Plotting code records
_ _ _ _

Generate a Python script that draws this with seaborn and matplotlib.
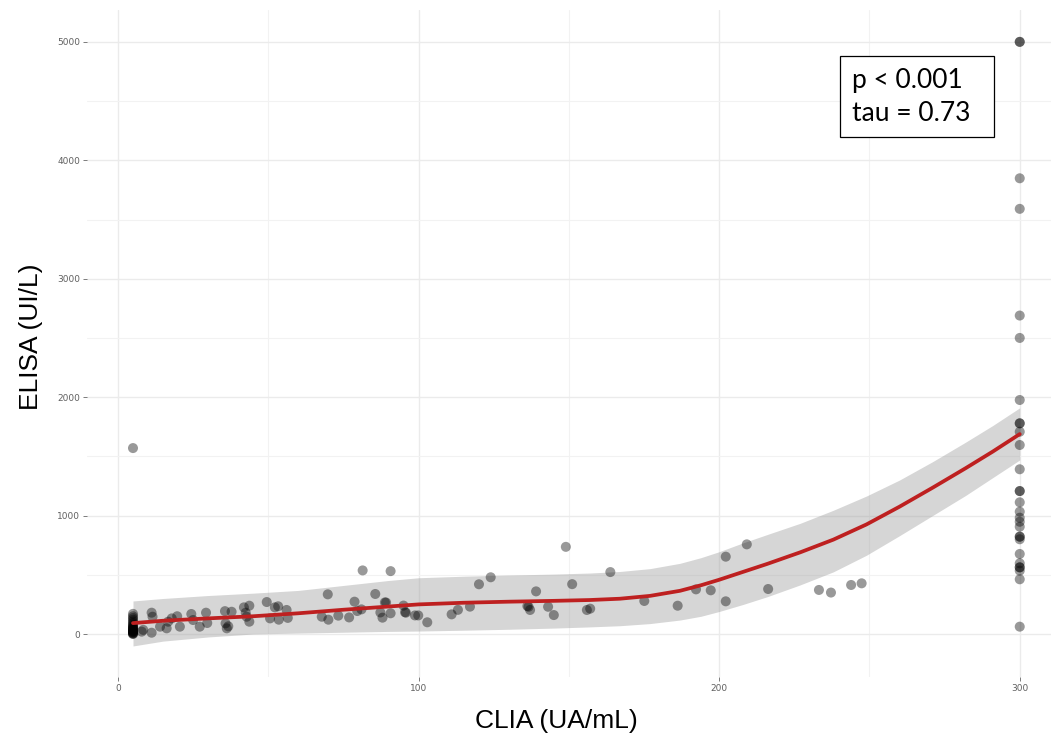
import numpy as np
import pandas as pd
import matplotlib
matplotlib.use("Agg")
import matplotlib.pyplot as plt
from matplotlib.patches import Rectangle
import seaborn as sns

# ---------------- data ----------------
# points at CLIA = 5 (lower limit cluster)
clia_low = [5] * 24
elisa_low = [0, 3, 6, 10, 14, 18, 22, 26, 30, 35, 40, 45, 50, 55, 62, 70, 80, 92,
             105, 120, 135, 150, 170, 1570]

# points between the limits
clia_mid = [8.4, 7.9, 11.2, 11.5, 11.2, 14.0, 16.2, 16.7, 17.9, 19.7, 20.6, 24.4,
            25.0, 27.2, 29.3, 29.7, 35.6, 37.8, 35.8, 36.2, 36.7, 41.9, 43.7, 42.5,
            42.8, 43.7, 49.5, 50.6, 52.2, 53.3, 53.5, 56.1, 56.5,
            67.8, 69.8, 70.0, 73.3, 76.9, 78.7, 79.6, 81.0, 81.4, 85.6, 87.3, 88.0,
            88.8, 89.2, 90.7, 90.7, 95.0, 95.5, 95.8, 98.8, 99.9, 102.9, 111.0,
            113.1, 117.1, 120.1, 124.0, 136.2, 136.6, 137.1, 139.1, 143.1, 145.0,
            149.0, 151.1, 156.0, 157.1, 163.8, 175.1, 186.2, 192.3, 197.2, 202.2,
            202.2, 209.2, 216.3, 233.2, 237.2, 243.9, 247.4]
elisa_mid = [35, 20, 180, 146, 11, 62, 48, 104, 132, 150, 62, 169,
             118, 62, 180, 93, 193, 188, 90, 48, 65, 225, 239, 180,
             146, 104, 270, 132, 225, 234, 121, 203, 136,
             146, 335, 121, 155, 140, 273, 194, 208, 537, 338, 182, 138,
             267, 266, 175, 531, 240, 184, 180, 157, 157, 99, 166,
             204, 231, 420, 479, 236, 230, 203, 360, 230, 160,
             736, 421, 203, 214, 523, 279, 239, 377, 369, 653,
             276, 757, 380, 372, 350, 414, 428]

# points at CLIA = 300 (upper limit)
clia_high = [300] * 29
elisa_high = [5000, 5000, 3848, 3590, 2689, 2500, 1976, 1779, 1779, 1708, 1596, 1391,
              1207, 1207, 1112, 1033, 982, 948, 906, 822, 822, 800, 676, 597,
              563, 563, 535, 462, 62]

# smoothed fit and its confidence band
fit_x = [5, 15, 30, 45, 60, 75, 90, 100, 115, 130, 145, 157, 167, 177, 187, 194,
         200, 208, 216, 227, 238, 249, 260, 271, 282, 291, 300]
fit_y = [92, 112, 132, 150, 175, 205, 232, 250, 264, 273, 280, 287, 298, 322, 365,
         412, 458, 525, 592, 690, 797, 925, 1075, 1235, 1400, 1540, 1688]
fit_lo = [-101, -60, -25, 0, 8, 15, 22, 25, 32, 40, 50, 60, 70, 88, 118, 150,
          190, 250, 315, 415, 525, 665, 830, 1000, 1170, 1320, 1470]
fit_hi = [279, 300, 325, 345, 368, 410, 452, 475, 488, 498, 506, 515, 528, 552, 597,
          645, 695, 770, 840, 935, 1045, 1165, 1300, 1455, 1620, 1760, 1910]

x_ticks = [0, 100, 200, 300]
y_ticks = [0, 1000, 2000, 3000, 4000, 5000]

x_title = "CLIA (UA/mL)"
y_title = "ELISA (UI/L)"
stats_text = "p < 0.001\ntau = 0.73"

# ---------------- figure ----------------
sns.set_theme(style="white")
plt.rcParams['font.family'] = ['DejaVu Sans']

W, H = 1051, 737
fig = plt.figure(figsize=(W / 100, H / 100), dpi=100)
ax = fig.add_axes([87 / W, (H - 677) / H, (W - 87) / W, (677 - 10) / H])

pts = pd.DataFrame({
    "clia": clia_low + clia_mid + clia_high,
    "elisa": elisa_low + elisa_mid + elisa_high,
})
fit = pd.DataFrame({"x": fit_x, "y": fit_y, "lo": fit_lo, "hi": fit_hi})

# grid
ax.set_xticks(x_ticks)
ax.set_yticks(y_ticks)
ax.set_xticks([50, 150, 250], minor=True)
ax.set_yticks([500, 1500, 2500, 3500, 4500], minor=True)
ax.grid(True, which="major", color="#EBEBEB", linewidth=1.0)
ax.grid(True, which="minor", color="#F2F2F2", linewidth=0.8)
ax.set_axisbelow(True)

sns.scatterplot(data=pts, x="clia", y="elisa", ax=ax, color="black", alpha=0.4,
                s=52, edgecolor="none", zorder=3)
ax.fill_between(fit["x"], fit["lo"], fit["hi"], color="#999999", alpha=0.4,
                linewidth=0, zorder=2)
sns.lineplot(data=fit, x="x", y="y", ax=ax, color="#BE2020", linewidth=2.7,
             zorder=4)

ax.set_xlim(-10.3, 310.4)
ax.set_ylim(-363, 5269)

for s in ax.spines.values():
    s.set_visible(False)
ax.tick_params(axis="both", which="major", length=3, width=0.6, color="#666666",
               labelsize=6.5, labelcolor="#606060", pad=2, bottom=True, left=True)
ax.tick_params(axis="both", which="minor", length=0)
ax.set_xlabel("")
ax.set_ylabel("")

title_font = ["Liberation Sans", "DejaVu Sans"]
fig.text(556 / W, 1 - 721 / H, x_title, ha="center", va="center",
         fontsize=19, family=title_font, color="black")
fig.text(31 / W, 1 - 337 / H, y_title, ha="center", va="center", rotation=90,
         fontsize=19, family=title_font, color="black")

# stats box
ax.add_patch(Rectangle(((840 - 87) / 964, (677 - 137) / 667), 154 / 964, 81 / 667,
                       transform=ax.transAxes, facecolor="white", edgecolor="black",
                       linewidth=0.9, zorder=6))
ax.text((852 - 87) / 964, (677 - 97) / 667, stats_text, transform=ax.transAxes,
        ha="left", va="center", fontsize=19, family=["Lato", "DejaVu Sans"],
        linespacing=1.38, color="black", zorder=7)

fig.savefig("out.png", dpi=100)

_ _ _ _

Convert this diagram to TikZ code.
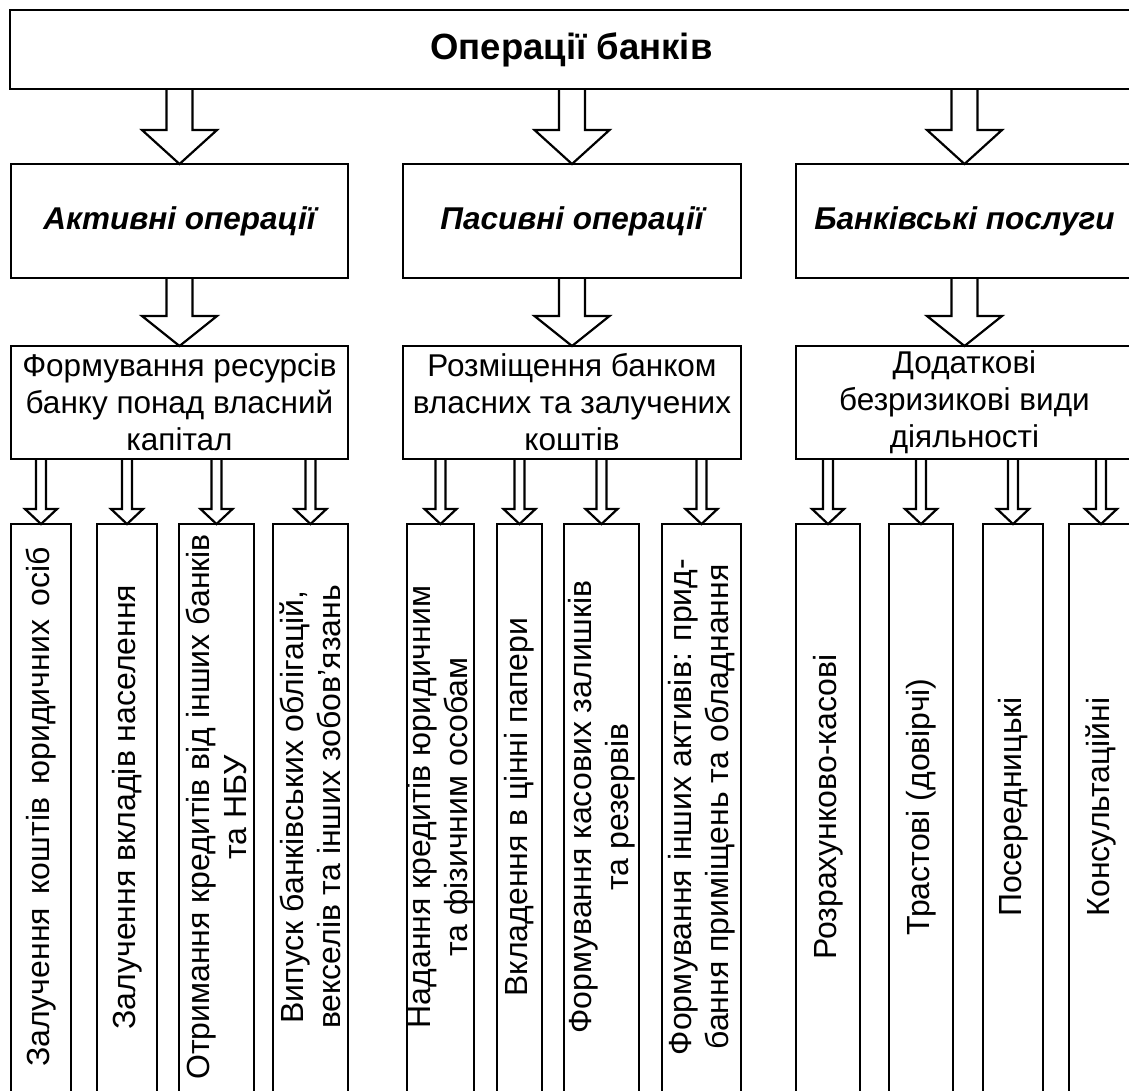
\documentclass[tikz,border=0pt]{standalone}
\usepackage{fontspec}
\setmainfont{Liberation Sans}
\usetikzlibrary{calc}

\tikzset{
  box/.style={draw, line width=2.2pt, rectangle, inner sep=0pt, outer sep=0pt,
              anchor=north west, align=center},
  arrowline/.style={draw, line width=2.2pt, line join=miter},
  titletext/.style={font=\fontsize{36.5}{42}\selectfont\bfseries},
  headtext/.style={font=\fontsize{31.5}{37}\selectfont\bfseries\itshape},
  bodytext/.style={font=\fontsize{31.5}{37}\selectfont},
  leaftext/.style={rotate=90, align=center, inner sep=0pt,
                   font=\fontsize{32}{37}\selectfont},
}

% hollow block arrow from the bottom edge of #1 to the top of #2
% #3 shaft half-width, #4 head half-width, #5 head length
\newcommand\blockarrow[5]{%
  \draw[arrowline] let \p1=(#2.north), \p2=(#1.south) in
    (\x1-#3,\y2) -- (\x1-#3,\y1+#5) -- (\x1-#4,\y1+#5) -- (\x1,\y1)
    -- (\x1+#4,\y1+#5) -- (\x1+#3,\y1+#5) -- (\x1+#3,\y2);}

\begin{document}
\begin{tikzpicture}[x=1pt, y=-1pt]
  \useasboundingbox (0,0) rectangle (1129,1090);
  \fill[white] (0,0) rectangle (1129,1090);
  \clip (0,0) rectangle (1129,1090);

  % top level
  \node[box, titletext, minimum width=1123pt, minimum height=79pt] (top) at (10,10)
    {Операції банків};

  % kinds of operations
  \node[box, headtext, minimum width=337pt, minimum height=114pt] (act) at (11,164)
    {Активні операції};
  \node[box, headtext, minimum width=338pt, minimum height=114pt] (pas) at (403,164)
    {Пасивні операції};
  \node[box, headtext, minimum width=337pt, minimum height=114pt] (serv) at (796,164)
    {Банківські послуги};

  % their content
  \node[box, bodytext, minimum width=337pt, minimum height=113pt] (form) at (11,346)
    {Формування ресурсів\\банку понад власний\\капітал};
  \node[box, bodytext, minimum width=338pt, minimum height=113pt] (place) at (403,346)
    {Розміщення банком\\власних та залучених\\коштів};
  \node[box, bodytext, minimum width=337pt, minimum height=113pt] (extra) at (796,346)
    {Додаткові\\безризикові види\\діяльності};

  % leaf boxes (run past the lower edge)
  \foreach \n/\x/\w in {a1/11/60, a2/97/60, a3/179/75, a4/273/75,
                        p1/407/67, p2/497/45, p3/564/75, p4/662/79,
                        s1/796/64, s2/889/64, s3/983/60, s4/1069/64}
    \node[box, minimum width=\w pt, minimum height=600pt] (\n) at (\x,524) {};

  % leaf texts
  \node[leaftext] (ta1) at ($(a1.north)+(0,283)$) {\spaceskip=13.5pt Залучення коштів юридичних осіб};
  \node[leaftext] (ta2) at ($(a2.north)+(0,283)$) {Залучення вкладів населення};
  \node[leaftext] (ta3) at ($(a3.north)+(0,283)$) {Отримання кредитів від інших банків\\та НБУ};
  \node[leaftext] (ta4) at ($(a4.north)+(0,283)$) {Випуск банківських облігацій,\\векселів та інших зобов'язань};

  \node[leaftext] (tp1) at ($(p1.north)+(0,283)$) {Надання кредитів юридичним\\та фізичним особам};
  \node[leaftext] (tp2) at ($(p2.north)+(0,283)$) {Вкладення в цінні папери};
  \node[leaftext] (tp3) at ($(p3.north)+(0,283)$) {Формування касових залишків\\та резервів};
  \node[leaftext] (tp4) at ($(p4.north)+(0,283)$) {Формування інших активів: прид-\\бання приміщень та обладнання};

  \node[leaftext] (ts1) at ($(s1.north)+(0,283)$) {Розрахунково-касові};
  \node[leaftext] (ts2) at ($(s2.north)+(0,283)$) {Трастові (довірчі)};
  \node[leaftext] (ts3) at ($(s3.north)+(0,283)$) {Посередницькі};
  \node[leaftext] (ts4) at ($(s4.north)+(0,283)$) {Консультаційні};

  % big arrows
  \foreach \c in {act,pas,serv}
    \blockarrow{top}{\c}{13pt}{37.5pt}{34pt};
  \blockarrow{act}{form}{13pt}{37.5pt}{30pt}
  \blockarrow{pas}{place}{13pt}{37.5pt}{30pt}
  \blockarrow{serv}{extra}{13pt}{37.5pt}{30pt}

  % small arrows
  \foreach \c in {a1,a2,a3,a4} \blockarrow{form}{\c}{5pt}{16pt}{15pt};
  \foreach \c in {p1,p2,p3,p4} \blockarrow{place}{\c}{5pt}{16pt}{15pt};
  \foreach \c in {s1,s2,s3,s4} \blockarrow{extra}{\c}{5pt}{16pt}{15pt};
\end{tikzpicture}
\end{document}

_ _ _ _

[Given instruction]:
Skip the pictures. Set down only the lines from the one containing "Generate a Python" through the one containing "105, 120, 135, 150, 170, 1570]", exactly as they appear, ends included.

[Worked solution]:
Generate a Python script that draws this with seaborn and matplotlib.
import numpy as np
import pandas as pd
import matplotlib
matplotlib.use("Agg")
import matplotlib.pyplot as plt
from matplotlib.patches import Rectangle
import seaborn as sns

# ---------------- data ----------------
# points at CLIA = 5 (lower limit cluster)
clia_low = [5] * 24
elisa_low = [0, 3, 6, 10, 14, 18, 22, 26, 30, 35, 40, 45, 50, 55, 62, 70, 80, 92,
             105, 120, 135, 150, 170, 1570]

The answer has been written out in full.